### [GIVEN EXERCISE]
For this exercise, repeat all of the material verbatim apart from its images.
___ COLLECTED DATA ___
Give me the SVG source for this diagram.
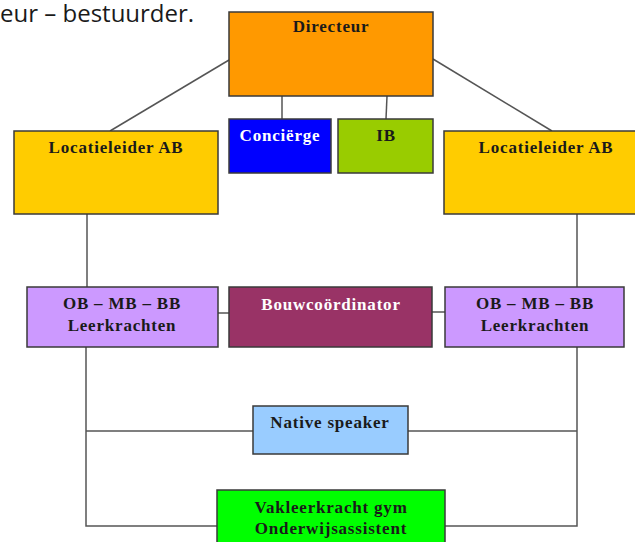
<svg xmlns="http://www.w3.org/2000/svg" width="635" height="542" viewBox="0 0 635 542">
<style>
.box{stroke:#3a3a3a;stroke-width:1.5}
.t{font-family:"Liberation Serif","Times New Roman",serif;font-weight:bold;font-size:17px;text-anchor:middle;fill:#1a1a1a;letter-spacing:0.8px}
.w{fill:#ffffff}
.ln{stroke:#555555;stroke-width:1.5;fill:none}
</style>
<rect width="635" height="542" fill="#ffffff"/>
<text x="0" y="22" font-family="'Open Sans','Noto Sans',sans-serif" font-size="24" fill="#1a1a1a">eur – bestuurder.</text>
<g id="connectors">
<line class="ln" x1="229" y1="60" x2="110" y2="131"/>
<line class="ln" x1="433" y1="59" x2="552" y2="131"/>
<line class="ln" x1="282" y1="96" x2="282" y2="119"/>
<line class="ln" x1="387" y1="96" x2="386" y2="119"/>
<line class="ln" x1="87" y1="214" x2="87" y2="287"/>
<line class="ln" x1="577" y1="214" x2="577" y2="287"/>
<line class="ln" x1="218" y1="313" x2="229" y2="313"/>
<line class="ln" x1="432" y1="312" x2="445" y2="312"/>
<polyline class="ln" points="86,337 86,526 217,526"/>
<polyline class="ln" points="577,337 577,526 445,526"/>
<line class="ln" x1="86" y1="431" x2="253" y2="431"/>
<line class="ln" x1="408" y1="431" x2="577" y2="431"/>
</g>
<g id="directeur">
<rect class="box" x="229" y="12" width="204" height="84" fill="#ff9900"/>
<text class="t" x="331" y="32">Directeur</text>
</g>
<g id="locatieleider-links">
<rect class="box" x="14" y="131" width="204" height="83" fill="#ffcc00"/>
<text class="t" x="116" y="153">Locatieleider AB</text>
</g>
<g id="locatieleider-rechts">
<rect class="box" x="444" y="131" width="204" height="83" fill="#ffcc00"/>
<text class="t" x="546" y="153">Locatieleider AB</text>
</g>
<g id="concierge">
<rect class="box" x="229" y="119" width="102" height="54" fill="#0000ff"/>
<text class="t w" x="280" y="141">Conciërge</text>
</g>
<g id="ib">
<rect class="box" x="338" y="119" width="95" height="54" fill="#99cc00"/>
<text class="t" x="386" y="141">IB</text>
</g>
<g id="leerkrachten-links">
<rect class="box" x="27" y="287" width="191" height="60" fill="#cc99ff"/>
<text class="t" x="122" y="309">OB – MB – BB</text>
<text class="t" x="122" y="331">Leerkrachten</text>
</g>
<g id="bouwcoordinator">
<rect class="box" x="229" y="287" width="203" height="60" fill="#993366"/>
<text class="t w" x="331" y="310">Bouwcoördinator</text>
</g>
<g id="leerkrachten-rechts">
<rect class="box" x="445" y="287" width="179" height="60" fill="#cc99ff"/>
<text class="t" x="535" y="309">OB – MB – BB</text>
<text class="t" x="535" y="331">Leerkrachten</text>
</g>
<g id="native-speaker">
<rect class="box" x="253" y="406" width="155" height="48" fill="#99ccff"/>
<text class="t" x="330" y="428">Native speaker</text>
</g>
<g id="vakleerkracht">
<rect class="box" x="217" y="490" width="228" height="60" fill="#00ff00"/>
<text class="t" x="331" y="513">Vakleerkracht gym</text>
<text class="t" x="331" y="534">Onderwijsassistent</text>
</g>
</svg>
___
### [RESULT OF THIS TASK]
Give me the SVG source for this diagram.
<svg xmlns="http://www.w3.org/2000/svg" width="635" height="542" viewBox="0 0 635 542">
<style>
.box{stroke:#3a3a3a;stroke-width:1.5}
.t{font-family:"Liberation Serif","Times New Roman",serif;font-weight:bold;font-size:17px;text-anchor:middle;fill:#1a1a1a;letter-spacing:0.8px}
.w{fill:#ffffff}
.ln{stroke:#555555;stroke-width:1.5;fill:none}
</style>
<rect width="635" height="542" fill="#ffffff"/>
<text x="0" y="22" font-family="'Open Sans','Noto Sans',sans-serif" font-size="24" fill="#1a1a1a">eur – bestuurder.</text>
<g id="connectors">
<line class="ln" x1="229" y1="60" x2="110" y2="131"/>
<line class="ln" x1="433" y1="59" x2="552" y2="131"/>
<line class="ln" x1="282" y1="96" x2="282" y2="119"/>
<line class="ln" x1="387" y1="96" x2="386" y2="119"/>
<line class="ln" x1="87" y1="214" x2="87" y2="287"/>
<line class="ln" x1="577" y1="214" x2="577" y2="287"/>
<line class="ln" x1="218" y1="313" x2="229" y2="313"/>
<line class="ln" x1="432" y1="312" x2="445" y2="312"/>
<polyline class="ln" points="86,337 86,526 217,526"/>
<polyline class="ln" points="577,337 577,526 445,526"/>
<line class="ln" x1="86" y1="431" x2="253" y2="431"/>
<line class="ln" x1="408" y1="431" x2="577" y2="431"/>
</g>
<g id="directeur">
<rect class="box" x="229" y="12" width="204" height="84" fill="#ff9900"/>
<text class="t" x="331" y="32">Directeur</text>
</g>
<g id="locatieleider-links">
<rect class="box" x="14" y="131" width="204" height="83" fill="#ffcc00"/>
<text class="t" x="116" y="153">Locatieleider AB</text>
</g>
<g id="locatieleider-rechts">
<rect class="box" x="444" y="131" width="204" height="83" fill="#ffcc00"/>
<text class="t" x="546" y="153">Locatieleider AB</text>
</g>
<g id="concierge">
<rect class="box" x="229" y="119" width="102" height="54" fill="#0000ff"/>
<text class="t w" x="280" y="141">Conciërge</text>
</g>
<g id="ib">
<rect class="box" x="338" y="119" width="95" height="54" fill="#99cc00"/>
<text class="t" x="386" y="141">IB</text>
</g>
<g id="leerkrachten-links">
<rect class="box" x="27" y="287" width="191" height="60" fill="#cc99ff"/>
<text class="t" x="122" y="309">OB – MB – BB</text>
<text class="t" x="122" y="331">Leerkrachten</text>
</g>
<g id="bouwcoordinator">
<rect class="box" x="229" y="287" width="203" height="60" fill="#993366"/>
<text class="t w" x="331" y="310">Bouwcoördinator</text>
</g>
<g id="leerkrachten-rechts">
<rect class="box" x="445" y="287" width="179" height="60" fill="#cc99ff"/>
<text class="t" x="535" y="309">OB – MB – BB</text>
<text class="t" x="535" y="331">Leerkrachten</text>
</g>
<g id="native-speaker">
<rect class="box" x="253" y="406" width="155" height="48" fill="#99ccff"/>
<text class="t" x="330" y="428">Native speaker</text>
</g>
<g id="vakleerkracht">
<rect class="box" x="217" y="490" width="228" height="60" fill="#00ff00"/>
<text class="t" x="331" y="513">Vakleerkracht gym</text>
<text class="t" x="331" y="534">Onderwijsassistent</text>
</g>
</svg>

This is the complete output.